## Supplied material

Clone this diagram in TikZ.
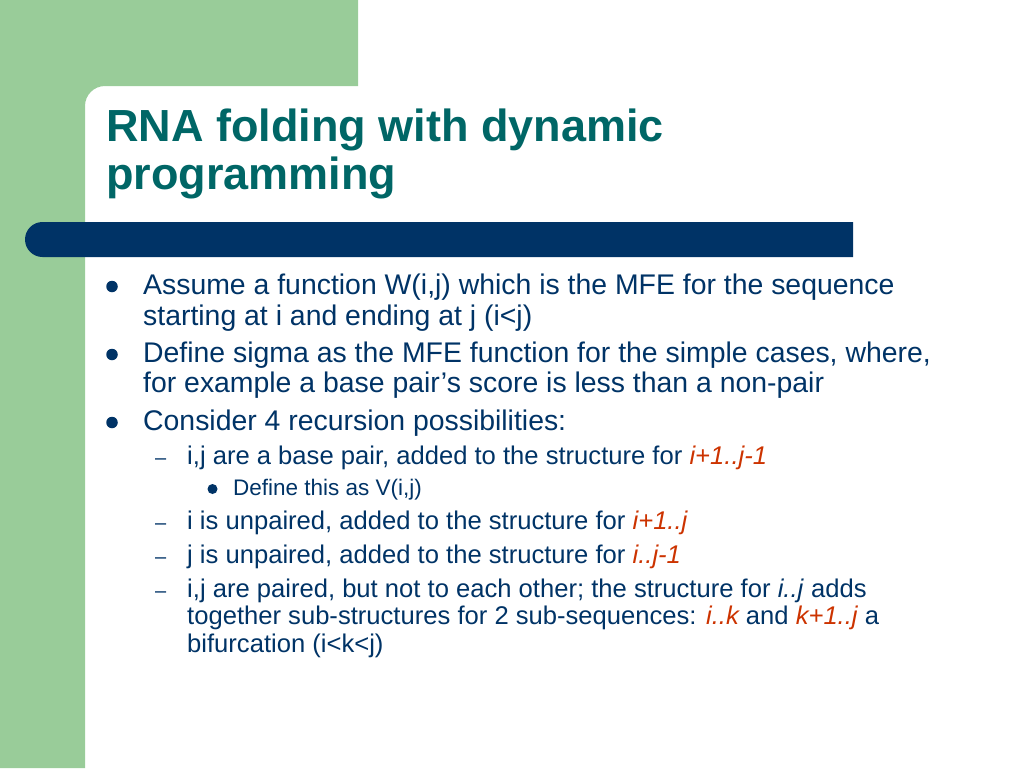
\documentclass[tikz,border=0pt]{standalone}
\usepackage{fontspec}
\setmainfont{Liberation Sans}
\definecolor{slidegreen}{RGB}{153,204,153}
\definecolor{titleteal}{RGB}{0,102,102}
\definecolor{barnavy}{RGB}{0,51,102}
\definecolor{bodynavy}{RGB}{0,51,102}
\definecolor{termred}{RGB}{204,51,0}
\newcommand{\term}[1]{\textcolor{termred}{\itshape #1}}
\begin{document}
\begin{tikzpicture}[x=1pt, y=-1pt,
      textline/.style ={anchor=base west, inner sep=0pt, text=bodynavy},
      heading/.style ={textline, text=titleteal, font=\fontsize{45}{48}\selectfont\bfseries},
      levelone/.style ={textline, font=\fontsize{28.4}{30}\selectfont},
      leveltwo/.style ={textline, font=\fontsize{25.6}{27}\selectfont},
      levelthree/.style ={textline, font=\fontsize{22.5}{24}\selectfont},
      dashmark/.style ={textline, font=\fontsize{20}{22}\selectfont},
      bigdot/.style ={circle, fill=bodynavy, inner sep=0pt, minimum size=11.5pt},
      smalldot/.style ={circle, fill=bodynavy, inner sep=0pt, minimum size=10pt}]
   \useasboundingbox (0,0) rectangle (1024,768);

   % background shapes
   \fill[slidegreen] (0,0) -- (358,0) -- (358,86) [rounded corners=20pt] -- (85,86) [sharp corners] -- (85,768) -- (0,768) -- cycle;
   \fill[barnavy] (853,222) [rounded corners=17.5pt] -- (25,222) -- (25,257) [sharp corners] -- (853,257) -- cycle;

   % title
   \node[heading] (T1) at (106,141) {RNA folding with dynamic};
   \node[heading] (T2) at (106,189) {programming};

   % first level
   \node[bigdot] (B1) at (112,286.5) {};
   \node[levelone] (L1a) at (143,294) {Assume a function W(i,j) which is the MFE for the sequence};
   \node[levelone] (L1b) at (143,325) {starting at i and ending at j (i<j)};
   \node[bigdot] (B2) at (112,354.5) {};
   \node[levelone] (L2a) at (143,362) {Define sigma as the MFE function for the simple cases, where,};
   \node[levelone] (L2b) at (143,392) {for example a base pair’s score is less than a non-pair};
   \node[bigdot] (B3) at (112,422.5) {};
   \node[levelone] (L3a) at (143,430) {Consider 4 recursion possibilities:};

   % second level
   \node[dashmark] (D1) at (155,464) {–};
   \node[leveltwo] (S1) at (187,464) {i,j are a base pair, added to the structure for \term{i+1..j-1}};
   \node[smalldot] (B4) at (212.5,489) {};
   \node[levelthree] (S1a) at (233,495) {Define this as V(i,j)};
   \node[dashmark] (D2) at (155,529) {–};
   \node[leveltwo] (S2) at (187,529) {i is unpaired, added to the structure for \term{i+1..j}};
   \node[dashmark] (D3) at (155,563) {–};
   \node[leveltwo] (S3) at (187,563) {j is unpaired, added to the structure for \term{i..j-1}};
   \node[dashmark] (D4) at (155,597) {–};
   \node[leveltwo] (S4a) at (187,597) {i,j are paired, but not to each other; the structure for \textit{i..j} adds};
   \node[leveltwo] (S4b) at (187,624) {together sub-structures for 2 sub-sequences: \term{i..k} and \term{k+1..j} a};
   \node[leveltwo] (S4c) at (187,652) {bifurcation (i<k<j)};
\end{tikzpicture}
\end{document}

## What you have to do
From the first line above to the line containing "(T2) at (106,189)", repeat each line exactly. Pictures stay out.

## Task result
Clone this diagram in TikZ.
\documentclass[tikz,border=0pt]{standalone}
\usepackage{fontspec}
\setmainfont{Liberation Sans}
\definecolor{slidegreen}{RGB}{153,204,153}
\definecolor{titleteal}{RGB}{0,102,102}
\definecolor{barnavy}{RGB}{0,51,102}
\definecolor{bodynavy}{RGB}{0,51,102}
\definecolor{termred}{RGB}{204,51,0}
\newcommand{\term}[1]{\textcolor{termred}{\itshape #1}}
\begin{document}
\begin{tikzpicture}[x=1pt, y=-1pt,
      textline/.style ={anchor=base west, inner sep=0pt, text=bodynavy},
      heading/.style ={textline, text=titleteal, font=\fontsize{45}{48}\selectfont\bfseries},
      levelone/.style ={textline, font=\fontsize{28.4}{30}\selectfont},
      leveltwo/.style ={textline, font=\fontsize{25.6}{27}\selectfont},
      levelthree/.style ={textline, font=\fontsize{22.5}{24}\selectfont},
      dashmark/.style ={textline, font=\fontsize{20}{22}\selectfont},
      bigdot/.style ={circle, fill=bodynavy, inner sep=0pt, minimum size=11.5pt},
      smalldot/.style ={circle, fill=bodynavy, inner sep=0pt, minimum size=10pt}]
   \useasboundingbox (0,0) rectangle (1024,768);

   % background shapes
   \fill[slidegreen] (0,0) -- (358,0) -- (358,86) [rounded corners=20pt] -- (85,86) [sharp corners] -- (85,768) -- (0,768) -- cycle;
   \fill[barnavy] (853,222) [rounded corners=17.5pt] -- (25,222) -- (25,257) [sharp corners] -- (853,257) -- cycle;

   % title
   \node[heading] (T1) at (106,141) {RNA folding with dynamic};
   \node[heading] (T2) at (106,189) {programming};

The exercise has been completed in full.